This post has focused on sex-specific responses to fasting. Another important distinction to make is between different body weights. Overweight and obese patients appear to experience significant improvements with IF regimes, but normal weight patients do not show the same across-the-board benefits. For women this may be a particularly sensitive issue. Overweight women may experience metabolic benefits, whereas normal weight women do not. I suspect that that may roughly be the case, but who knows. Honestly, no one.
The solution, then, in moving forward, is to look at options, to be honest about priorities, and to listen to one’s body with awareness and love. Is fasting worth trying if a woman is overweight and trying to improve her metabolic markers, and so far hasn’t had much success? Perhaps. Should it be undertaken if a woman is of normal weight? What if she is a light sleeper? What if her periods begin to dysregulate? Or stop? What if she starts getting acne, getting a stronger appetite, or losing her appetite altogether? These things happen, and I see them in women who fast and contact me time and time again.

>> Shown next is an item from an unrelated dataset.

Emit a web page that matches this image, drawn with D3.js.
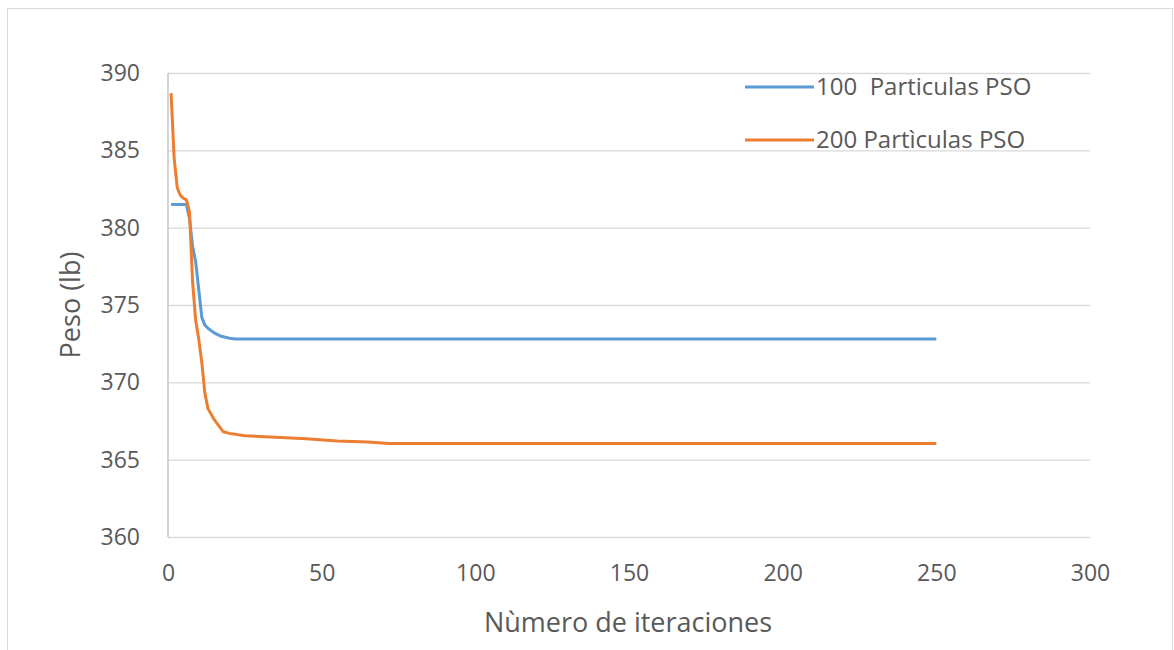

We women (people!) should be honest with ourselves about our priorities, and act constantly with our mental and physical health foremost in our minds. All women are different. But the literature is so sparse in this area that we cannot make any real statements or predictions about the effects of fasting, other than that we just don’t know, and that we should continue to emphasize the centrality of awareness, caution, and loving nourishment in moving forward.